• [Written request]: Restate the data below word for word. Skip any images it contains.

※ ※ ※

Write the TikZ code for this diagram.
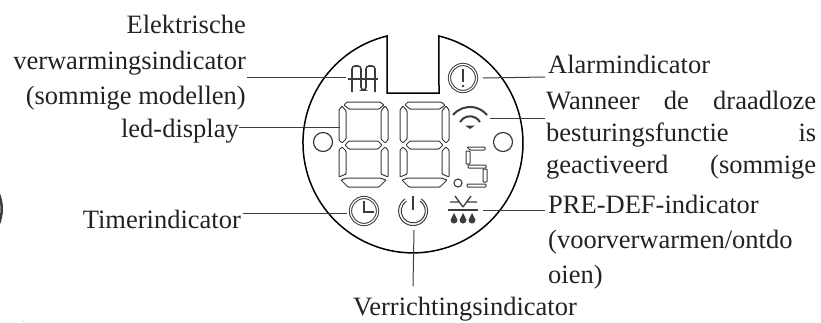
\documentclass[tikz,border=0pt]{standalone}
\usepackage{fontspec}
\usepackage{xcolor}
\usepackage{tikz}
\usetikzlibrary{positioning}
\setmainfont{Liberation Serif}
\definecolor{inkgray}{HTML}{3C3C3C}
\definecolor{textgray}{HTML}{222222}

\begin{document}
\begin{tikzpicture}[
	x=1pt,
	y=-1pt,
	node distance=10pt,
	label_text/.style={
		inner sep=0pt,
		text=textgray,
		font=\fontsize{26.5}{35.5}\selectfont
	},
	icon/.style={
		inner sep=0pt,
		minimum size=28pt
	},
	ring/.style={
		circle,
		draw=inkgray,
		line width=1pt,
		double,
		double distance=1.2pt,
		inner sep=0pt,
		minimum size=27pt
	},
	lead/.style={
		draw=inkgray,
		line width=1pt
	},
	panel/.style={
		draw=black,
		line width=1.5pt
	},
	segment/.style={
		draw=inkgray,
		line width=1pt,
		rounded corners=0.8pt
	}
	]
	\useasboundingbox (0,0) rectangle (821,322);
	
	% face of the panel
	\draw[panel] (387,36) arc[start angle=256.34, end angle=-76.34, radius=110] -- (439,93) -- (387,93) -- cycle;
	\node (hole_left) [circle, draw=inkgray, line width=1.2pt, minimum size=19pt, inner sep=0pt] at (323,142) {};
	\node (hole_right) [circle, draw=inkgray, line width=1.2pt, minimum size=19pt, inner sep=0pt] at (503,142) {};
	
	% icons
	\node (heater) [icon] at (363,77) {};
	\node (alarm) [ring] at (463,78) {};
	\node (wifi) [icon] at (471,118) {};
	\node (display) [inner sep=0pt, minimum width=50pt, minimum height=85pt] at (364,144.5) {};
	\node (timer) [ring] at (364,211) {};
	\node (power) [icon] at (413,211) {};
	\node (predef) [icon] at (463,210) {};
	
	% big digits
	\foreach \dx in {339,400} {
		\begin{scope}[shift={(\dx,102)}]
			\draw[segment] (5,3) -- (8,0) -- (41,0) -- (45,3) -- (40,7) -- (10,7) -- cycle;
			\draw[segment] (0,8) -- (3,4) -- (7,9) -- (7,37) -- (3,41) -- (0,38) -- cycle;
			\draw[segment] (49,8) -- (46,4) -- (42,9) -- (42,37) -- (46,41) -- (49,38) -- cycle;
			\draw[segment] (6,43) -- (10,39) -- (39,39) -- (43,43) -- (39,47) -- (10,47) -- cycle;
			\draw[segment] (0,48) -- (3,45) -- (7,49) -- (7,72) -- (0,75) -- cycle;
			\draw[segment] (49,48) -- (46,45) -- (42,49) -- (42,72) -- (49,75) -- cycle;
			\draw[segment] (2,78) -- (8,76) -- (41,76) -- (47,78) -- (40,85) -- (9,85) -- cycle;
		\end{scope}
	}
	
	% small digit
	\draw[segment] (467,147) -- (485,147) -- (485,150) -- (470,150) -- cycle;
	\draw[segment] (466,151) -- (470,151) -- (470,164) -- (466,164) -- cycle;
	\draw[segment] (468,165) -- (486,165) -- (486,168) -- (468,168) -- cycle;
	\draw[segment] (483,169) -- (487,169) -- (487,182) -- (483,182) -- cycle;
	\draw[segment] (467,184) -- (486,184) -- (486,187) -- (467,187) -- cycle;
	\node (point) [circle, draw=inkgray, line width=1.1pt, minimum size=8pt, inner sep=0pt] at (458,183) {};
	
	% heater symbol
	\draw[inkgray, line width=1.6pt, rounded corners=3pt] (352,92) -- (352,66) -- (361,66) -- (361,90) -- (366,90) -- (366,66) -- (375,66) -- (375,92);
	\draw[inkgray, line width=1.2pt] (348,79) -- (378,79);
	
	% alarm mark
	\draw[inkgray, line width=1.8pt] (463,69) -- (463,82);
	\fill[inkgray] (463,86) circle[radius=1.3];
	
	% wireless mark
	\draw[inkgray, line width=2pt] (453,115) arc[start angle=219.4, end angle=320.6, radius=22];
	\draw[inkgray, line width=2pt] (460,122) arc[start angle=210, end angle=330, radius=11.5];
	\fill[inkgray] (470,129) -- (465,125.5) -- (475,125.5) -- cycle;
	
	% clock hands
	\draw[inkgray, line width=1.6pt] (364,201) -- (364,212) -- (374,212);
	
	% power mark
	\draw[inkgray, line width=1pt] (405,199) arc[start angle=236, end angle=-56, radius=14.5];
	\draw[inkgray, line width=1pt] (406.5,201) arc[start angle=236, end angle=-56, radius=12];
	\draw[inkgray, line width=1.6pt] (413,196) -- (413,210);
	
	% defrost mark
	\draw[inkgray, line width=1.5pt] (448,210) -- (478,210);
	\draw[inkgray, line width=1.3pt] (463,207) -- (455,196) (463,207) -- (471,196) (450,202) -- (459,202) (467,202) -- (477,202);
	\foreach \dropx in {454,463,472} {
		\fill[inkgray] (\dropx,213) -- (\dropx+3.5,220) arc[start angle=0, end angle=180, radius=3.5] -- cycle;
	}
	
	% scrap at the left edge
	\draw[inkgray, line width=2.5pt] (-2,192) arc[start angle=-25, end angle=25, radius=40];
	\fill[gray] (23,321) circle[radius=0.5];
	
	% labels
	\node (heater_label) [label_text, align=right, anchor=north east] at (246,15) {Elektrische\\verwarmingsindicator\\(sommige modellen)};
	\node (display_label) [label_text, anchor=base east] at (239,137) {led-display};
	\node (timer_label) [label_text, anchor=base east] at (241,228) {Timerindicator};
	\node (power_label) [label_text, anchor=base] at (465,315) {Verrichtingsindicator};
	\node (alarm_label) [label_text, anchor=base west] at (548,73) {Alarmindicator};
	\node (wifi_label) [label_text, font=\fontsize{26.5}{32}\selectfont, align=left, anchor=north west] at (546,91) {\makebox[270pt][s]{Wanneer de draadloze}\\\makebox[270pt][s]{besturingsfunctie is}\\\makebox[270pt][s]{geactiveerd (sommige}};
	\node (predef_label) [label_text, font=\fontsize{26.5}{35}\selectfont, align=left, anchor=north west] at (548,195) {PRE-DEF-indicator\\(voorverwarmen/ontdo\\oien)};
	
	% leads
	\draw[lead] ([xshift=1pt]heater_label.east |- heater) -- ([xshift=-3pt]heater.west);
	\draw[lead] (display_label.east |- display.west) ++(0,-17.5) -- (340,127);
	\draw[lead] ([xshift=2pt]timer_label.east |- timer) ++(0,2) -- (347,213);
	\draw[lead] (power.south) ++(1,5) -- ([yshift=10pt]power_label.north -| power.south) ++(1,0);
	\draw[lead] ([xshift=-3pt]alarm_label.west |- alarm) ++(0,-1) -- ([xshift=6pt]alarm.east);
	\draw[lead] ([xshift=-1pt]wifi_label.west |- wifi) -- ([xshift=5pt]wifi.east);
	\draw[lead] ([xshift=-3pt]predef_label.west |- predef) -- ([xshift=6pt]predef.east);
\end{tikzpicture}
\end{document}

※ ※ ※

• [Response to this exercise]:
Write the TikZ code for this diagram.
\documentclass[tikz,border=0pt]{standalone}
\usepackage{fontspec}
\usepackage{xcolor}
\usepackage{tikz}
\usetikzlibrary{positioning}
\setmainfont{Liberation Serif}
\definecolor{inkgray}{HTML}{3C3C3C}
\definecolor{textgray}{HTML}{222222}

\begin{document}
\begin{tikzpicture}[
	x=1pt,
	y=-1pt,
	node distance=10pt,
	label_text/.style={
		inner sep=0pt,
		text=textgray,
		font=\fontsize{26.5}{35.5}\selectfont
	},
	icon/.style={
		inner sep=0pt,
		minimum size=28pt
	},
	ring/.style={
		circle,
		draw=inkgray,
		line width=1pt,
		double,
		double distance=1.2pt,
		inner sep=0pt,
		minimum size=27pt
	},
	lead/.style={
		draw=inkgray,
		line width=1pt
	},
	panel/.style={
		draw=black,
		line width=1.5pt
	},
	segment/.style={
		draw=inkgray,
		line width=1pt,
		rounded corners=0.8pt
	}
	]
	\useasboundingbox (0,0) rectangle (821,322);
	
	% face of the panel
	\draw[panel] (387,36) arc[start angle=256.34, end angle=-76.34, radius=110] -- (439,93) -- (387,93) -- cycle;
	\node (hole_left) [circle, draw=inkgray, line width=1.2pt, minimum size=19pt, inner sep=0pt] at (323,142) {};
	\node (hole_right) [circle, draw=inkgray, line width=1.2pt, minimum size=19pt, inner sep=0pt] at (503,142) {};
	
	% icons
	\node (heater) [icon] at (363,77) {};
	\node (alarm) [ring] at (463,78) {};
	\node (wifi) [icon] at (471,118) {};
	\node (display) [inner sep=0pt, minimum width=50pt, minimum height=85pt] at (364,144.5) {};
	\node (timer) [ring] at (364,211) {};
	\node (power) [icon] at (413,211) {};
	\node (predef) [icon] at (463,210) {};
	
	% big digits
	\foreach \dx in {339,400} {
		\begin{scope}[shift={(\dx,102)}]
			\draw[segment] (5,3) -- (8,0) -- (41,0) -- (45,3) -- (40,7) -- (10,7) -- cycle;
			\draw[segment] (0,8) -- (3,4) -- (7,9) -- (7,37) -- (3,41) -- (0,38) -- cycle;
			\draw[segment] (49,8) -- (46,4) -- (42,9) -- (42,37) -- (46,41) -- (49,38) -- cycle;
			\draw[segment] (6,43) -- (10,39) -- (39,39) -- (43,43) -- (39,47) -- (10,47) -- cycle;
			\draw[segment] (0,48) -- (3,45) -- (7,49) -- (7,72) -- (0,75) -- cycle;
			\draw[segment] (49,48) -- (46,45) -- (42,49) -- (42,72) -- (49,75) -- cycle;
			\draw[segment] (2,78) -- (8,76) -- (41,76) -- (47,78) -- (40,85) -- (9,85) -- cycle;
		\end{scope}
	}
	
	% small digit
	\draw[segment] (467,147) -- (485,147) -- (485,150) -- (470,150) -- cycle;
	\draw[segment] (466,151) -- (470,151) -- (470,164) -- (466,164) -- cycle;
	\draw[segment] (468,165) -- (486,165) -- (486,168) -- (468,168) -- cycle;
	\draw[segment] (483,169) -- (487,169) -- (487,182) -- (483,182) -- cycle;
	\draw[segment] (467,184) -- (486,184) -- (486,187) -- (467,187) -- cycle;
	\node (point) [circle, draw=inkgray, line width=1.1pt, minimum size=8pt, inner sep=0pt] at (458,183) {};
	
	% heater symbol
	\draw[inkgray, line width=1.6pt, rounded corners=3pt] (352,92) -- (352,66) -- (361,66) -- (361,90) -- (366,90) -- (366,66) -- (375,66) -- (375,92);
	\draw[inkgray, line width=1.2pt] (348,79) -- (378,79);
	
	% alarm mark
	\draw[inkgray, line width=1.8pt] (463,69) -- (463,82);
	\fill[inkgray] (463,86) circle[radius=1.3];
	
	% wireless mark
	\draw[inkgray, line width=2pt] (453,115) arc[start angle=219.4, end angle=320.6, radius=22];
	\draw[inkgray, line width=2pt] (460,122) arc[start angle=210, end angle=330, radius=11.5];
	\fill[inkgray] (470,129) -- (465,125.5) -- (475,125.5) -- cycle;
	
	% clock hands
	\draw[inkgray, line width=1.6pt] (364,201) -- (364,212) -- (374,212);
	
	% power mark
	\draw[inkgray, line width=1pt] (405,199) arc[start angle=236, end angle=-56, radius=14.5];
	\draw[inkgray, line width=1pt] (406.5,201) arc[start angle=236, end angle=-56, radius=12];
	\draw[inkgray, line width=1.6pt] (413,196) -- (413,210);
	
	% defrost mark
	\draw[inkgray, line width=1.5pt] (448,210) -- (478,210);
	\draw[inkgray, line width=1.3pt] (463,207) -- (455,196) (463,207) -- (471,196) (450,202) -- (459,202) (467,202) -- (477,202);
	\foreach \dropx in {454,463,472} {
		\fill[inkgray] (\dropx,213) -- (\dropx+3.5,220) arc[start angle=0, end angle=180, radius=3.5] -- cycle;
	}
	
	% scrap at the left edge
	\draw[inkgray, line width=2.5pt] (-2,192) arc[start angle=-25, end angle=25, radius=40];
	\fill[gray] (23,321) circle[radius=0.5];
	
	% labels
	\node (heater_label) [label_text, align=right, anchor=north east] at (246,15) {Elektrische\\verwarmingsindicator\\(sommige modellen)};
	\node (display_label) [label_text, anchor=base east] at (239,137) {led-display};
	\node (timer_label) [label_text, anchor=base east] at (241,228) {Timerindicator};
	\node (power_label) [label_text, anchor=base] at (465,315) {Verrichtingsindicator};
	\node (alarm_label) [label_text, anchor=base west] at (548,73) {Alarmindicator};
	\node (wifi_label) [label_text, font=\fontsize{26.5}{32}\selectfont, align=left, anchor=north west] at (546,91) {\makebox[270pt][s]{Wanneer de draadloze}\\\makebox[270pt][s]{besturingsfunctie is}\\\makebox[270pt][s]{geactiveerd (sommige}};
	\node (predef_label) [label_text, font=\fontsize{26.5}{35}\selectfont, align=left, anchor=north west] at (548,195) {PRE-DEF-indicator\\(voorverwarmen/ontdo\\oien)};
	
	% leads
	\draw[lead] ([xshift=1pt]heater_label.east |- heater) -- ([xshift=-3pt]heater.west);
	\draw[lead] (display_label.east |- display.west) ++(0,-17.5) -- (340,127);
	\draw[lead] ([xshift=2pt]timer_label.east |- timer) ++(0,2) -- (347,213);
	\draw[lead] (power.south) ++(1,5) -- ([yshift=10pt]power_label.north -| power.south) ++(1,0);
	\draw[lead] ([xshift=-3pt]alarm_label.west |- alarm) ++(0,-1) -- ([xshift=6pt]alarm.east);
	\draw[lead] ([xshift=-1pt]wifi_label.west |- wifi) -- ([xshift=5pt]wifi.east);
	\draw[lead] ([xshift=-3pt]predef_label.west |- predef) -- ([xshift=6pt]predef.east);
\end{tikzpicture}
\end{document}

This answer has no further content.